_Exercise task_. Give the material once more, word for word, without any images.

_Data provided_.
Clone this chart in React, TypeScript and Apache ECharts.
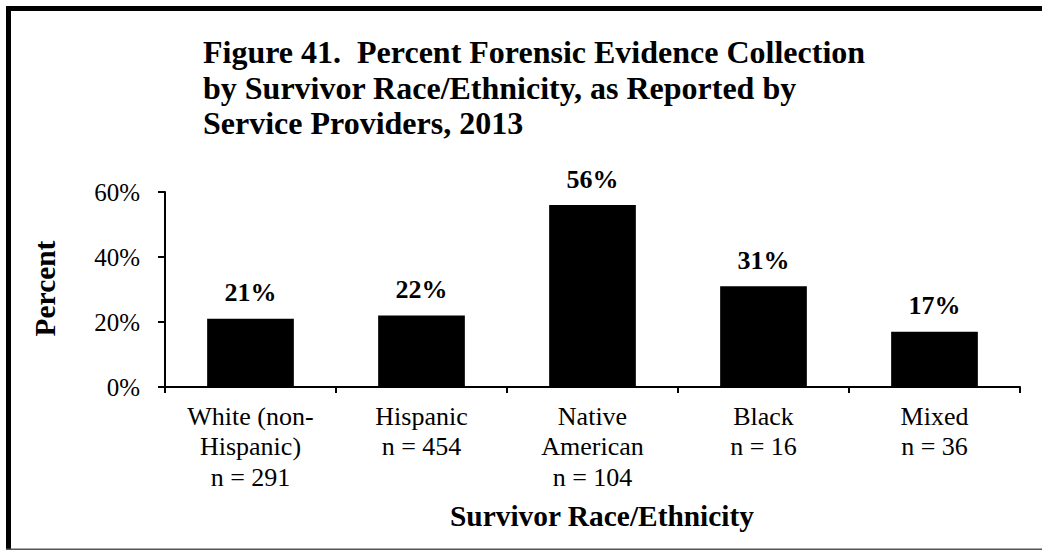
import React, { useEffect, useRef } from "react";
import * as echarts from "echarts";

const categories = ["White (non-\nHispanic)", "Hispanic", "Native\nAmerican", "Black", "Mixed"];
const sampleSizes = [291, 454, 104, 16, 36];
const percentValues = [21, 22, 56, 31, 17];
const yTicks = [0, 20, 40, 60];
const titleText = "Figure 41.  Percent Forensic Evidence Collection\nby Survivor Race/Ethnicity, as Reported by\nService Providers, 2013";
const xAxisName = "Survivor Race/Ethnicity";
const yAxisName = "Percent";

const FONT = "Liberation Serif";

export default function App() {
  const ref = useRef<HTMLDivElement>(null);
  useEffect(() => {
    if (!ref.current) return;
    const chart = echarts.init(ref.current, undefined, { renderer: "svg" });
    const labels = categories.map((c, i) => `${c}\nn = ${sampleSizes[i]}`);
    chart.setOption({
      animation: false,
      backgroundColor: "#ffffff",
      textStyle: { fontFamily: FONT },
      title: {
        text: titleText,
        left: 203,
        top: 34.6,
        padding: 0,
        textStyle: {
          fontFamily: FONT,
          fontSize: 32,
          fontWeight: "bold",
          color: "#000",
          lineHeight: 35.3,
        },
      },
      grid: { left: 165, right: 22, top: 192, bottom: 163, containLabel: false },
      xAxis: {
        type: "category",
        data: labels,
        axisLine: { lineStyle: { color: "#000", width: 2 } },
        axisTick: { show: true, length: 6, lineStyle: { color: "#000", width: 2 } },
        axisLabel: {
          interval: 0,
          margin: 14,
          fontFamily: FONT,
          fontSize: 26,
          color: "#000",
          lineHeight: 30.5,
        },
      },
      yAxis: {
        type: "value",
        min: yTicks[0],
        max: yTicks[yTicks.length - 1],
        interval: 20,
        splitLine: { show: false },
        axisLine: { show: true, lineStyle: { color: "#000", width: 2 } },
        axisTick: { show: true, length: 7, lineStyle: { color: "#000", width: 2 } },
        axisLabel: {
          margin: 25,
          fontFamily: FONT,
          fontSize: 25,
          color: "#000",
          formatter: "{value}%",
        },
      },
      series: [
        {
          type: "bar",
          data: percentValues,
          barCategoryGap: "49.3%",
          itemStyle: { color: "#000" },
          label: {
            show: true,
            position: "top",
            distance: 13,
            formatter: "{c}%",
            fontFamily: FONT,
            fontSize: 26,
            fontWeight: "bold",
            color: "#000",
          },
        },
      ],
      graphic: [
        {
          type: "text",
          x: 602,
          y: 516,
          style: {
            text: xAxisName,
            fontFamily: FONT,
            fontSize: 29.4,
            fontWeight: "bold",
            fill: "#000",
            textAlign: "center",
            textVerticalAlign: "middle",
          },
        },
        {
          type: "text",
          x: 45,
          y: 288.5,
          rotation: Math.PI / 2,
          style: {
            text: yAxisName,
            fontFamily: FONT,
            fontSize: 29.4,
            fontWeight: "bold",
            fill: "#000",
            textAlign: "center",
            textVerticalAlign: "middle",
          },
        },
        { type: "rect", shape: { x: 6, y: 6, width: 5, height: 544 }, style: { fill: "#000" } },
        { type: "rect", shape: { x: 6, y: 6, width: 1036, height: 5 }, style: { fill: "#000" } },
        { type: "rect", shape: { x: 6, y: 548.5, width: 1036, height: 1.5 }, style: { fill: "#555" } },
      ],
    });
    return () => chart.dispose();
  }, []);
  return (
    <div
      ref={ref}
      style={{ position: "fixed", left: 0, top: 0, width: 1042, height: 550 }}
    />
  );
}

_Answer to the task_.
Clone this chart in React, TypeScript and Apache ECharts.
import React, { useEffect, useRef } from "react";
import * as echarts from "echarts";

const categories = ["White (non-\nHispanic)", "Hispanic", "Native\nAmerican", "Black", "Mixed"];
const sampleSizes = [291, 454, 104, 16, 36];
const percentValues = [21, 22, 56, 31, 17];
const yTicks = [0, 20, 40, 60];
const titleText = "Figure 41.  Percent Forensic Evidence Collection\nby Survivor Race/Ethnicity, as Reported by\nService Providers, 2013";
const xAxisName = "Survivor Race/Ethnicity";
const yAxisName = "Percent";

const FONT = "Liberation Serif";

export default function App() {
  const ref = useRef<HTMLDivElement>(null);
  useEffect(() => {
    if (!ref.current) return;
    const chart = echarts.init(ref.current, undefined, { renderer: "svg" });
    const labels = categories.map((c, i) => `${c}\nn = ${sampleSizes[i]}`);
    chart.setOption({
      animation: false,
      backgroundColor: "#ffffff",
      textStyle: { fontFamily: FONT },
      title: {
        text: titleText,
        left: 203,
        top: 34.6,
        padding: 0,
        textStyle: {
          fontFamily: FONT,
          fontSize: 32,
          fontWeight: "bold",
          color: "#000",
          lineHeight: 35.3,
        },
      },
      grid: { left: 165, right: 22, top: 192, bottom: 163, containLabel: false },
      xAxis: {
        type: "category",
        data: labels,
        axisLine: { lineStyle: { color: "#000", width: 2 } },
        axisTick: { show: true, length: 6, lineStyle: { color: "#000", width: 2 } },
        axisLabel: {
          interval: 0,
          margin: 14,
          fontFamily: FONT,
          fontSize: 26,
          color: "#000",
          lineHeight: 30.5,
        },
      },
      yAxis: {
        type: "value",
        min: yTicks[0],
        max: yTicks[yTicks.length - 1],
        interval: 20,
        splitLine: { show: false },
        axisLine: { show: true, lineStyle: { color: "#000", width: 2 } },
        axisTick: { show: true, length: 7, lineStyle: { color: "#000", width: 2 } },
        axisLabel: {
          margin: 25,
          fontFamily: FONT,
          fontSize: 25,
          color: "#000",
          formatter: "{value}%",
        },
      },
      series: [
        {
          type: "bar",
          data: percentValues,
          barCategoryGap: "49.3%",
          itemStyle: { color: "#000" },
          label: {
            show: true,
            position: "top",
            distance: 13,
            formatter: "{c}%",
            fontFamily: FONT,
            fontSize: 26,
            fontWeight: "bold",
            color: "#000",
          },
        },
      ],
      graphic: [
        {
          type: "text",
          x: 602,
          y: 516,
          style: {
            text: xAxisName,
            fontFamily: FONT,
            fontSize: 29.4,
            fontWeight: "bold",
            fill: "#000",
            textAlign: "center",
            textVerticalAlign: "middle",
          },
        },
        {
          type: "text",
          x: 45,
          y: 288.5,
          rotation: Math.PI / 2,
          style: {
            text: yAxisName,
            fontFamily: FONT,
            fontSize: 29.4,
            fontWeight: "bold",
            fill: "#000",
            textAlign: "center",
            textVerticalAlign: "middle",
          },
        },
        { type: "rect", shape: { x: 6, y: 6, width: 5, height: 544 }, style: { fill: "#000" } },
        { type: "rect", shape: { x: 6, y: 6, width: 1036, height: 5 }, style: { fill: "#000" } },
        { type: "rect", shape: { x: 6, y: 548.5, width: 1036, height: 1.5 }, style: { fill: "#555" } },
      ],
    });
    return () => chart.dispose();
  }, []);
  return (
    <div
      ref={ref}
      style={{ position: "fixed", left: 0, top: 0, width: 1042, height: 550 }}
    />
  );
}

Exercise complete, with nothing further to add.